Direction
Write out the listing below exactly, and omit any images you find in it.

Given material
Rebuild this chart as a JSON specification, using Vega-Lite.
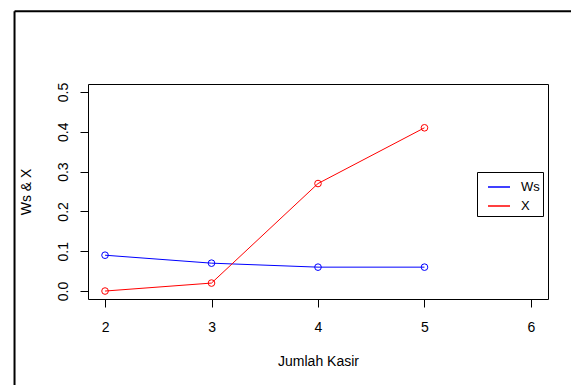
{
  "$schema": "https://vega.github.io/schema/vega-lite/v6.json",
  "autosize": {"type": "none"},
  "width": 460,
  "height": 215,
  "padding": {"left": 88, "top": 84, "right": 23, "bottom": 86},
  "background": "white",
  "config": {
    "font": "Liberation Sans",
    "view": {"stroke": "black", "strokeWidth": 1},
    "axis": {"labelColor": "black", "titleColor": "black", "tickColor": "black", "labelFontWeight": "normal", "titleFontWeight": "normal", "labelFont": "Liberation Sans", "titleFont": "Liberation Sans"}
  },
  "data": {"values": [
    {"kasir": 2, "series": "Ws", "value": 0.09},
    {"kasir": 3, "series": "Ws", "value": 0.07},
    {"kasir": 4, "series": "Ws", "value": 0.06},
    {"kasir": 5, "series": "Ws", "value": 0.06},
    {"kasir": 2, "series": "X", "value": 0.0},
    {"kasir": 3, "series": "X", "value": 0.02},
    {"kasir": 4, "series": "X", "value": 0.27},
    {"kasir": 5, "series": "X", "value": 0.41}
  ]},
  "layer": [
    {
      "mark": {"type": "line", "strokeWidth": 1},
      "encoding": {
        "x": {"field": "kasir", "type": "quantitative", "title": "Jumlah Kasir",
          "scale": {"domain": [1.84, 6.16], "nice": false, "zero": false},
          "axis": {"values": [2, 3, 4, 5, 6], "format": "d", "domain": false, "grid": false, "tickSize": 8, "labelFontSize": 14, "labelPadding": 13, "titleFontSize": 14, "titlePadding": 20}},
        "y": {"field": "value", "type": "quantitative", "title": "Ws & X",
          "scale": {"domain": [-0.02, 0.52], "nice": false, "zero": false},
          "axis": {"values": [0, 0.1, 0.2, 0.3, 0.4, 0.5], "format": ".1f", "domain": false, "grid": false, "tickSize": 8, "labelAngle": -90, "labelAlign": "center", "labelBaseline": "alphabetic", "labelFontSize": 14, "labelPadding": 13, "titleFontSize": 14, "titlePadding": 23}},
        "color": {"field": "series", "type": "nominal",
          "scale": {"domain": ["Ws", "X"], "range": ["#0000ff", "#ff0000"]},
          "legend": {"title": null, "orient": "none", "legendX": 389, "legendY": 88, "symbolType": "stroke", "symbolSize": 484, "symbolStrokeWidth": 1.5, "symbolOffset": 7, "labelFontSize": 13, "labelColor": "black", "labelOffset": 10, "padding": 3, "rowPadding": -7, "strokeColor": "black", "fillColor": "white"}
        }
      }
    },
    {
      "mark": {"type": "point", "shape": "circle", "filled": false, "size": 44, "strokeWidth": 1, "opacity": 1},
      "encoding": {
        "x": {"field": "kasir", "type": "quantitative"},
        "y": {"field": "value", "type": "quantitative"},
        "color": {"field": "series", "type": "nominal", "legend": null}
      }
    },
    {
      "data": {"values": [{"part": "frame"}]},
      "mark": {"type": "rule", "color": "black", "strokeWidth": 2},
      "encoding": {"x": {"datum": 1.15}, "y": {"datum": 0.703}, "y2": {"datum": -0.5}}
    },
    {
      "data": {"values": [{"part": "frame"}]},
      "mark": {"type": "rule", "color": "black", "strokeWidth": 2},
      "encoding": {"x": {"datum": 1.15}, "x2": {"datum": 8}, "y": {"datum": 0.703}}
    }
  ]
}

Result for this task
Rebuild this chart as a JSON specification, using Vega-Lite.
{
  "$schema": "https://vega.github.io/schema/vega-lite/v6.json",
  "autosize": {"type": "none"},
  "width": 460,
  "height": 215,
  "padding": {"left": 88, "top": 84, "right": 23, "bottom": 86},
  "background": "white",
  "config": {
    "font": "Liberation Sans",
    "view": {"stroke": "black", "strokeWidth": 1},
    "axis": {"labelColor": "black", "titleColor": "black", "tickColor": "black", "labelFontWeight": "normal", "titleFontWeight": "normal", "labelFont": "Liberation Sans", "titleFont": "Liberation Sans"}
  },
  "data": {"values": [
    {"kasir": 2, "series": "Ws", "value": 0.09},
    {"kasir": 3, "series": "Ws", "value": 0.07},
    {"kasir": 4, "series": "Ws", "value": 0.06},
    {"kasir": 5, "series": "Ws", "value": 0.06},
    {"kasir": 2, "series": "X", "value": 0.0},
    {"kasir": 3, "series": "X", "value": 0.02},
    {"kasir": 4, "series": "X", "value": 0.27},
    {"kasir": 5, "series": "X", "value": 0.41}
  ]},
  "layer": [
    {
      "mark": {"type": "line", "strokeWidth": 1},
      "encoding": {
        "x": {"field": "kasir", "type": "quantitative", "title": "Jumlah Kasir",
          "scale": {"domain": [1.84, 6.16], "nice": false, "zero": false},
          "axis": {"values": [2, 3, 4, 5, 6], "format": "d", "domain": false, "grid": false, "tickSize": 8, "labelFontSize": 14, "labelPadding": 13, "titleFontSize": 14, "titlePadding": 20}},
        "y": {"field": "value", "type": "quantitative", "title": "Ws & X",
          "scale": {"domain": [-0.02, 0.52], "nice": false, "zero": false},
          "axis": {"values": [0, 0.1, 0.2, 0.3, 0.4, 0.5], "format": ".1f", "domain": false, "grid": false, "tickSize": 8, "labelAngle": -90, "labelAlign": "center", "labelBaseline": "alphabetic", "labelFontSize": 14, "labelPadding": 13, "titleFontSize": 14, "titlePadding": 23}},
        "color": {"field": "series", "type": "nominal",
          "scale": {"domain": ["Ws", "X"], "range": ["#0000ff", "#ff0000"]},
          "legend": {"title": null, "orient": "none", "legendX": 389, "legendY": 88, "symbolType": "stroke", "symbolSize": 484, "symbolStrokeWidth": 1.5, "symbolOffset": 7, "labelFontSize": 13, "labelColor": "black", "labelOffset": 10, "padding": 3, "rowPadding": -7, "strokeColor": "black", "fillColor": "white"}
        }
      }
    },
    {
      "mark": {"type": "point", "shape": "circle", "filled": false, "size": 44, "strokeWidth": 1, "opacity": 1},
      "encoding": {
        "x": {"field": "kasir", "type": "quantitative"},
        "y": {"field": "value", "type": "quantitative"},
        "color": {"field": "series", "type": "nominal", "legend": null}
      }
    },
    {
      "data": {"values": [{"part": "frame"}]},
      "mark": {"type": "rule", "color": "black", "strokeWidth": 2},
      "encoding": {"x": {"datum": 1.15}, "y": {"datum": 0.703}, "y2": {"datum": -0.5}}
    },
    {
      "data": {"values": [{"part": "frame"}]},
      "mark": {"type": "rule", "color": "black", "strokeWidth": 2},
      "encoding": {"x": {"datum": 1.15}, "x2": {"datum": 8}, "y": {"datum": 0.703}}
    }
  ]
}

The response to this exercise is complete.